Teams hope to test fuel injection soon
The first on-track test of fuel injection in NASCAR’s Sprint Cup Series could come as early as July 7 at Kentucky Speedway, provided NASCAR finalizes specifications for system hardware and software in time for teams to prepare.
Because the Cup series will race at Kentucky for the first time on July 9, NASCAR has given the OK for extra practice on Thursday, July 7. Cup teams are scheduled to spend four hours on the track that day, and Earnhardt-Childress Racing Engines chief engine builder Danny Lawrence hopes that will also provide the first test of fuel injection for the series.
“Hopefully they’ll know (about specifications) in a week or two, because there’s getting to be a pretty big push for people to run at the Kentucky test,” Lawrence told Sporting News on Sunday at Martinsville Speedway. "They’re going to have a test day before the race, and if they have everything spec’ed out by then, we’ll try to run there — that’ll be our first deal.
“I know they’re working on it really hard, and hopefully, they’ll have it figured out in a few days.”
NASCAR announced in February at Daytona International Speedway that McLaren and Freescale Semiconductor will partner in the development and manufacture of engine control units (ECUs) designed to manage fuel and ignition systems in Cup cars. Fuel injection will replace the carburetors that have been part of Cup engines since the series’ inception in 1949, with the transition targeted for the 2012 season.

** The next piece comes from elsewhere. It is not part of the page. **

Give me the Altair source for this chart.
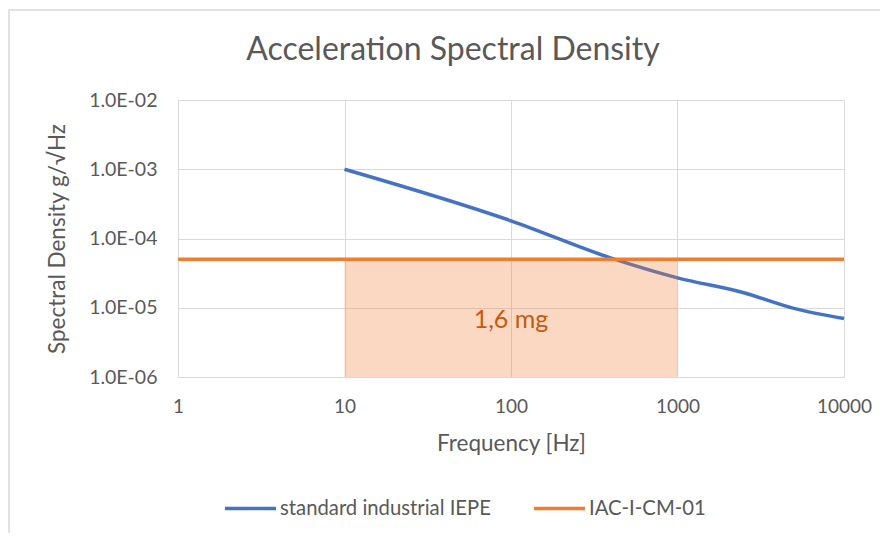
import altair as alt
import pandas as pd

# Data
blue_name = "standard industrial IEPE"
orange_name = "IAC-I-CM-01"
blue_freq = [10, 100, 400, 1000, 2500, 5000, 10000]
blue_psd = [1.0e-3, 1.8e-4, 5.2e-5, 2.7e-5, 1.65e-5, 9.8e-6, 7.0e-6]
orange_freq = [1, 10000]
orange_psd = [5e-5, 5e-5]
band_x = [10, 1000]
band_y = [1e-6, 5e-5]
band_label = "1,6 mg"
label_pos = [100, 6.7e-6]
y_ticks = [1e-6, 1e-5, 1e-4, 1e-3, 1e-2]
x_ticks = [1, 10, 100, 1000, 10000]

W, H = 666, 277
PL, PT = 170, 92
FONT = "Lato"
GREY = "#595959"

lines = pd.DataFrame({
    "f": blue_freq + orange_freq,
    "v": blue_psd + orange_psd,
    "s": [blue_name] * len(blue_freq) + [orange_name] * len(orange_freq),
    "o": list(range(len(blue_freq))) + list(range(len(orange_freq))),
})
blue_df = lines[lines.s == blue_name]
orange_df = lines[lines.s == orange_name]
band_df = pd.DataFrame({"x": [band_x[0]], "x2": [band_x[1]], "y": [band_y[0]], "y2": [band_y[1]]})
lab_df = pd.DataFrame({"x": [label_pos[0]], "y": [label_pos[1]], "t": [band_label]})

xscale = alt.Scale(type="log", domain=[1, 10000])
yscale = alt.Scale(type="log", domain=[1e-6, 1e-2])
color = alt.Color("s:N", scale=alt.Scale(domain=[blue_name, orange_name], range=["#4472C4", "#ED7D31"]),
                  legend=alt.Legend(title=None, orient="none", direction="horizontal",
                                    legendX=45, legendY=381, symbolType="stroke",
                                    symbolSize=2600, symbolStrokeWidth=3.5, labelFontSize=20.3,
                                    labelColor=GREY, labelFont=FONT, columnPadding=36,
                                    labelOffset=2, padding=0, labelLimit=0))

xax = alt.Axis(values=x_ticks, labelExpr="datum.value", title="Frequency [Hz]", grid=True,
               gridColor="#D9D9D9", domain=False, ticks=False, labelPadding=20,
               labelFontSize=19, labelColor=GREY, labelFont=FONT, titleFontSize=22.5,
               titleColor=GREY, titleFont=FONT, titleFontWeight="normal", titlePadding=16,
               labelFlush=False)
yax = alt.Axis(values=y_ticks, labelExpr="'1.0E-0' + toString(round(-log(datum.value)/LN10))",
               title="Spectral Density g/\u221aHz", grid=True, gridColor="#D9D9D9", domain=False,
               ticks=False, labelPadding=21, labelFontSize=19.5, labelColor=GREY, labelFont=FONT,
               titleFontSize=22.5, titleColor=GREY, titleFont=FONT, titleFontWeight="normal",
               titlePadding=19)

border = alt.Chart(pd.DataFrame({"a": [0]})).mark_rect(filled=False, stroke="#D9D9D9", strokeWidth=1.5).encode(
    x=alt.value(-PL + 1), x2=alt.value(W + 200), y=alt.value(-PT + 2), y2=alt.value(H + 300))

blue = alt.Chart(blue_df).mark_line(strokeWidth=3.5, interpolate="monotone").encode(
    x=alt.X("f:Q", scale=xscale, axis=xax), y=alt.Y("v:Q", scale=yscale, axis=yax),
    color=color, order="o:Q")

band = alt.Chart(band_df).mark_rect(color="#ED7D31", opacity=0.3).encode(
    x=alt.X("x:Q", scale=xscale), x2="x2", y=alt.Y("y:Q", scale=yscale), y2="y2")

orange = alt.Chart(orange_df).mark_line(strokeWidth=3.5).encode(
    x=alt.X("f:Q", scale=xscale), y=alt.Y("v:Q", scale=yscale), color=color, order="o:Q")

label = alt.Chart(lab_df).mark_text(fontSize=25, color="#C55A11", font=FONT).encode(
    x=alt.X("x:Q", scale=xscale), y=alt.Y("y:Q", scale=yscale), text="t:N")

title = alt.Chart(pd.DataFrame({"t": ["Acceleration Spectral Density"]})).mark_text(
    fontSize=32, color=GREY, font=FONT).encode(x=alt.value(275), y=alt.value(-50), text="t:N")

chart = alt.layer(border, blue, band, orange, label, title).properties(
    width=W, height=H,
    autosize=alt.AutoSizeParams(type="none"),
    padding={"left": PL, "top": PT, "right": 872 - PL - W, "bottom": 525 - PT - H},
).configure_view(stroke=None).configure(background="white")

chart.save("out.html", embed_options={"renderer": "svg", "actions": False})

Holley will provide the throttle bodies for the fuel-injection systems, but neither McLaren nor Holley builds the injectors or other components such as oxygen sensors. NASCAR either will mandate specific parts or write specifications for the parts and allow the garage to migrate toward preferred vendors.
“It’s not finalized, but it’s close to finalization of software and things the teams will be using,” Sprint Cup Series director John Darby told Sporting News. “We have pretty much finished up a wiring harness specification, and we’re very close to releasing a fuel-injector specification itself.”

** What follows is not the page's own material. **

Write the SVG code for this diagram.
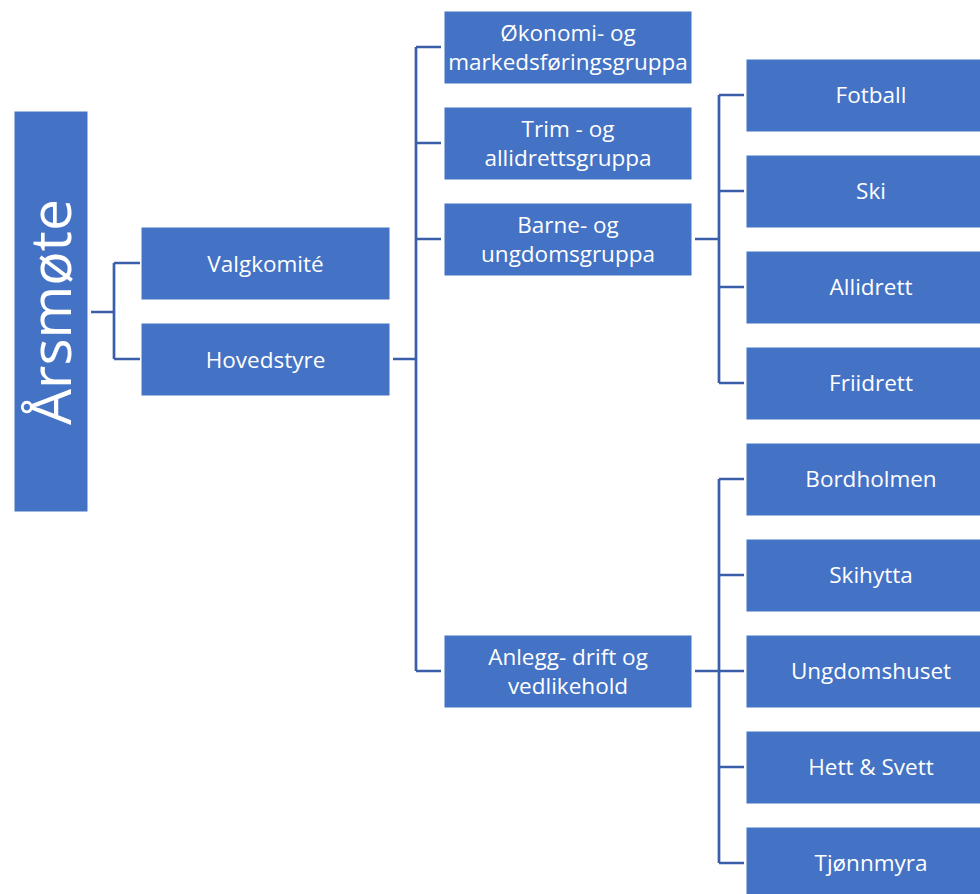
<svg xmlns="http://www.w3.org/2000/svg" width="980" height="894" viewBox="0 0 980 894">
<style>
.box{fill:#4472C4;stroke:#FFFFFF;stroke-width:1}
.t{fill:#FFFFFF;font-family:"Open Sans","Liberation Sans",sans-serif;font-size:22.5px;text-anchor:middle}
.big{fill:#FFFFFF;font-family:"Open Sans","Liberation Sans",sans-serif;font-size:57px;text-anchor:middle}
.c{fill:none;stroke:#3A5FA8;stroke-width:2.7}
</style>
<rect width="980" height="894" fill="#FFFFFF"/>
<g id="connectors">
<path class="c" d="M91,312 H114 M114,263 V359 M114,263 H140 M114,359 H140"/>
<path class="c" d="M393,359 H416 M416,47 V671 M416,47 H441 M416,143 H441 M416,239 H441 M416,671 H441"/>
<path class="c" d="M695,239 H719 M719,95 V383 M719,95 H744 M719,191 H744 M719,287 H744 M719,383 H744"/>
<path class="c" d="M695,671 H719 M719,479 V863 M719,479 H744 M719,575 H744 M719,671 H744 M719,767 H744 M719,863 H744"/>
</g>
<g id="arsmote"><rect class="box" x="14" y="111" width="74" height="401"/><text class="big" transform="translate(71,312) rotate(-90)">Årsmøte</text></g>
<g id="valgkomite"><rect class="box" x="141" y="227" width="249" height="73"/><text class="t" x="265.5" y="272">Valgkomité</text></g>
<g id="hovedstyre"><rect class="box" x="141" y="323" width="249" height="73"/><text class="t" x="265.5" y="368">Hovedstyre</text></g>
<g id="okonomi"><rect class="box" x="444" y="11" width="248" height="73"/><text class="t" x="568" y="41">Økonomi- og</text><text class="t" x="568" y="70">markedsføringsgruppa</text></g>
<g id="trim"><rect class="box" x="444" y="107" width="248" height="73"/><text class="t" x="568" y="137">Trim - og</text><text class="t" x="568" y="166">allidrettsgruppa</text></g>
<g id="barne"><rect class="box" x="444" y="203" width="248" height="73"/><text class="t" x="568" y="233">Barne- og</text><text class="t" x="568" y="262">ungdomsgruppa</text></g>
<g id="anlegg"><rect class="box" x="444" y="635" width="248" height="73"/><text class="t" x="568" y="665">Anlegg- drift og</text><text class="t" x="568" y="694">vedlikehold</text></g>
<g id="fotball"><rect class="box" x="746" y="59" width="250" height="73"/><text class="t" x="871" y="103">Fotball</text></g>
<g id="ski"><rect class="box" x="746" y="155" width="250" height="73"/><text class="t" x="871" y="199">Ski</text></g>
<g id="allidrett"><rect class="box" x="746" y="251" width="250" height="73"/><text class="t" x="871" y="295">Allidrett</text></g>
<g id="friidrett"><rect class="box" x="746" y="347" width="250" height="73"/><text class="t" x="871" y="391">Friidrett</text></g>
<g id="bordholmen"><rect class="box" x="746" y="443" width="250" height="73"/><text class="t" x="871" y="487">Bordholmen</text></g>
<g id="skihytta"><rect class="box" x="746" y="539" width="250" height="73"/><text class="t" x="871" y="583">Skihytta</text></g>
<g id="ungdomshuset"><rect class="box" x="746" y="635" width="250" height="73"/><text class="t" x="871" y="679">Ungdomshuset</text></g>
<g id="hett"><rect class="box" x="746" y="731" width="250" height="73"/><text class="t" x="871" y="775">Hett &amp; Svett</text></g>
<g id="tjonnmyra"><rect class="box" x="746" y="827" width="250" height="73"/><text class="t" x="871" y="871">Tjønnmyra</text></g>
</svg>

If that happens within the next several weeks, fuel-injected engines should be on the track at Kentucky in July.
“They’ll give us a spec and say, ‘It has to have this cone nozzle, and it has to flow in these parameters’ — if they don’t give us a certain part,” Lawrence said. “That’s what we’re waiting on now. That’s why we’re not doing a lot of testing, because the fuel pattern affects a whole lot of it, and we don’t want to spend a lot of time on something and not be right.”